-- WRITTEN EXERCISE --
Find the string "matplotlib" in the listing and report every line that has it.

-- RECORDS FOR PROCESSING --
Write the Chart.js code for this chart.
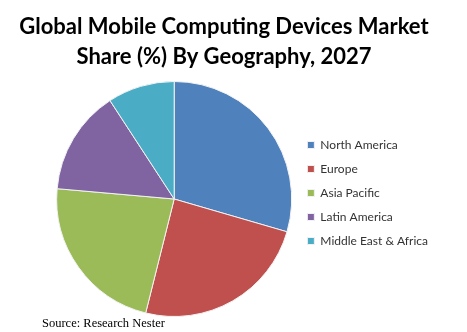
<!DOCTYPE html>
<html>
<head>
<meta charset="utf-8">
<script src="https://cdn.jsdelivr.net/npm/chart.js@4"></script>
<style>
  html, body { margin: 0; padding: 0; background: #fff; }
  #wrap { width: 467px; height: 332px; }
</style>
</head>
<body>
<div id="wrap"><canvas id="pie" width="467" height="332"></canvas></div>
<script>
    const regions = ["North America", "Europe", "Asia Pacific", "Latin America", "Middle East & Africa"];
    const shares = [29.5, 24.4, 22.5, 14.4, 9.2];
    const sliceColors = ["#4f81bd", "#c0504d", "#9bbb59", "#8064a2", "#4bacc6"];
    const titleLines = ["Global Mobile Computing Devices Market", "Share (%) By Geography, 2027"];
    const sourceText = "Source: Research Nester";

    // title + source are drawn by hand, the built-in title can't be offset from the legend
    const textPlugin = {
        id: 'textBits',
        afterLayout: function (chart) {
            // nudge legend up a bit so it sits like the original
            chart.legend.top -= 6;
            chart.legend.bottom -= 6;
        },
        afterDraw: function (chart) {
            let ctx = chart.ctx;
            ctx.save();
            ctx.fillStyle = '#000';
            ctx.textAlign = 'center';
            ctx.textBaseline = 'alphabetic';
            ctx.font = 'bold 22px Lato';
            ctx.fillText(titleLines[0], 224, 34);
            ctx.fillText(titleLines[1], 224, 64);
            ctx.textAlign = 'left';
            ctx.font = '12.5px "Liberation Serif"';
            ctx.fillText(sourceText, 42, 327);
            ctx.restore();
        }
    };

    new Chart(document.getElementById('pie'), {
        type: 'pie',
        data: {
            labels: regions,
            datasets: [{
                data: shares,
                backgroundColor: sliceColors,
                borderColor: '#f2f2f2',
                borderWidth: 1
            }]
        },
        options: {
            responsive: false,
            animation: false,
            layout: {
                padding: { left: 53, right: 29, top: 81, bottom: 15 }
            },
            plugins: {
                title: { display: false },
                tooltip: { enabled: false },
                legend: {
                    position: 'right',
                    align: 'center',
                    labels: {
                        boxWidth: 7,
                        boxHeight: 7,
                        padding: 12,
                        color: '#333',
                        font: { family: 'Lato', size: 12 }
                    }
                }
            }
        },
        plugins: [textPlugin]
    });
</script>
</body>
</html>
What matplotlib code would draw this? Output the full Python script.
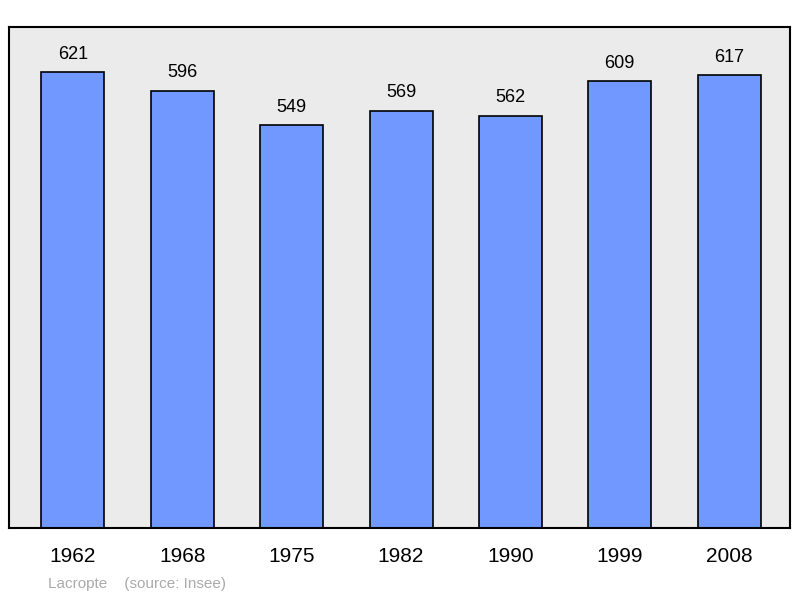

--

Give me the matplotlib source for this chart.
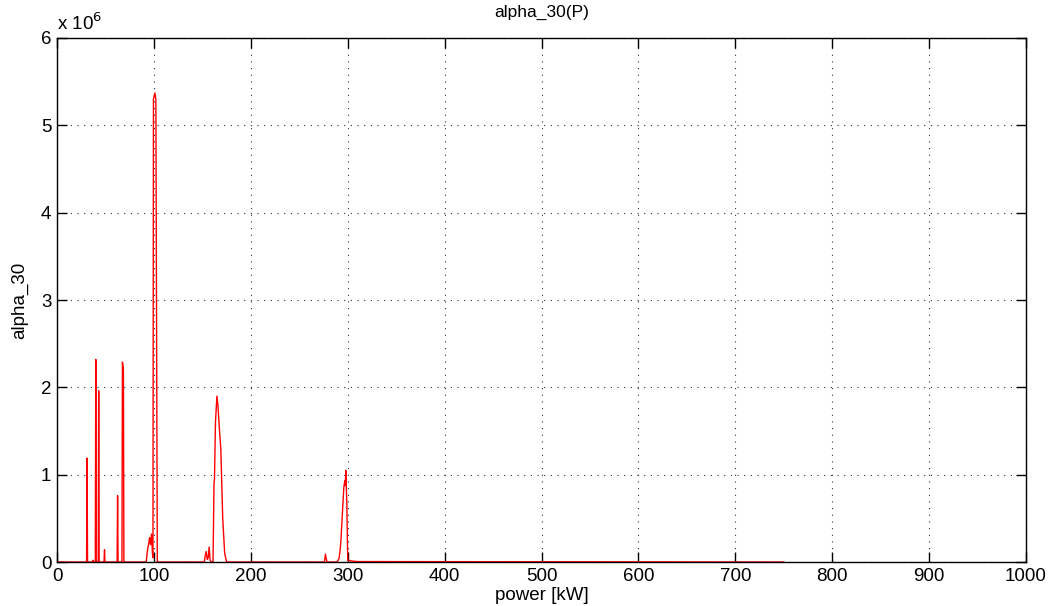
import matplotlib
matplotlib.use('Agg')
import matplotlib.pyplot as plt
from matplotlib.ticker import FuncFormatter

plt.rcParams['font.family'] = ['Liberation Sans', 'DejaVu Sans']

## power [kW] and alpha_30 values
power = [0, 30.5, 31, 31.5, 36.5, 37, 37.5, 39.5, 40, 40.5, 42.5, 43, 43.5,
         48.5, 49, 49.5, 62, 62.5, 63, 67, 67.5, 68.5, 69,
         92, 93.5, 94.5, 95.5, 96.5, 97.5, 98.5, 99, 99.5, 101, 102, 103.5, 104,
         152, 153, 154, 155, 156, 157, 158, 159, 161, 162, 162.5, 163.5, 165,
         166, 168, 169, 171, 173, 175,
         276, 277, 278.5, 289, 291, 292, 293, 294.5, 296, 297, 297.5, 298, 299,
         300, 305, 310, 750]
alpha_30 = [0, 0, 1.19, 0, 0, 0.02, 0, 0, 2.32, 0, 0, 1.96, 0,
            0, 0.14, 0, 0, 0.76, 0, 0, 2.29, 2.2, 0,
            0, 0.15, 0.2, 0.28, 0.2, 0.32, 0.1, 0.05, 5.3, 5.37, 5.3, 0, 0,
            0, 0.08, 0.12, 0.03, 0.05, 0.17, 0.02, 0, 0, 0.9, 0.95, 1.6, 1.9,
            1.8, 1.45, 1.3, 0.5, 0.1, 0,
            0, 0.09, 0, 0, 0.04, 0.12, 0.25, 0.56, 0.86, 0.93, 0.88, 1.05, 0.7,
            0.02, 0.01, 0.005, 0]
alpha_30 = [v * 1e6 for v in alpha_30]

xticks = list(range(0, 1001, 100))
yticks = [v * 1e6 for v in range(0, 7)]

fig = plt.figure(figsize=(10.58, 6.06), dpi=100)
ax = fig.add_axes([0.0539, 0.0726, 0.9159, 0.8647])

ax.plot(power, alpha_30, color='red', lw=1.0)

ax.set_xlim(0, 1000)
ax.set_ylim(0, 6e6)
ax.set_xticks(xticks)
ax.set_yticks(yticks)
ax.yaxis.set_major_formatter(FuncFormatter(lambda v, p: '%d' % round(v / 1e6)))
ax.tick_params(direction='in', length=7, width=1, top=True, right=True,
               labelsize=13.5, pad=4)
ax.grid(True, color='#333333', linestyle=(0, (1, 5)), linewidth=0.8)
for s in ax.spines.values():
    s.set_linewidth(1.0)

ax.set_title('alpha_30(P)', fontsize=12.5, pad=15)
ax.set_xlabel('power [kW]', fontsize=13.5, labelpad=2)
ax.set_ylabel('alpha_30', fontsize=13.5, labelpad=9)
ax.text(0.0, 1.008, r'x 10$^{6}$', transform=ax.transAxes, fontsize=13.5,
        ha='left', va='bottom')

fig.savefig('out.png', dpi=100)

-- FINAL RESULT --
What matplotlib code would draw this? Output the full Python script.
Give me the matplotlib source for this chart.
import matplotlib
matplotlib.use('Agg')
import matplotlib.pyplot as plt
from matplotlib.ticker import FuncFormatter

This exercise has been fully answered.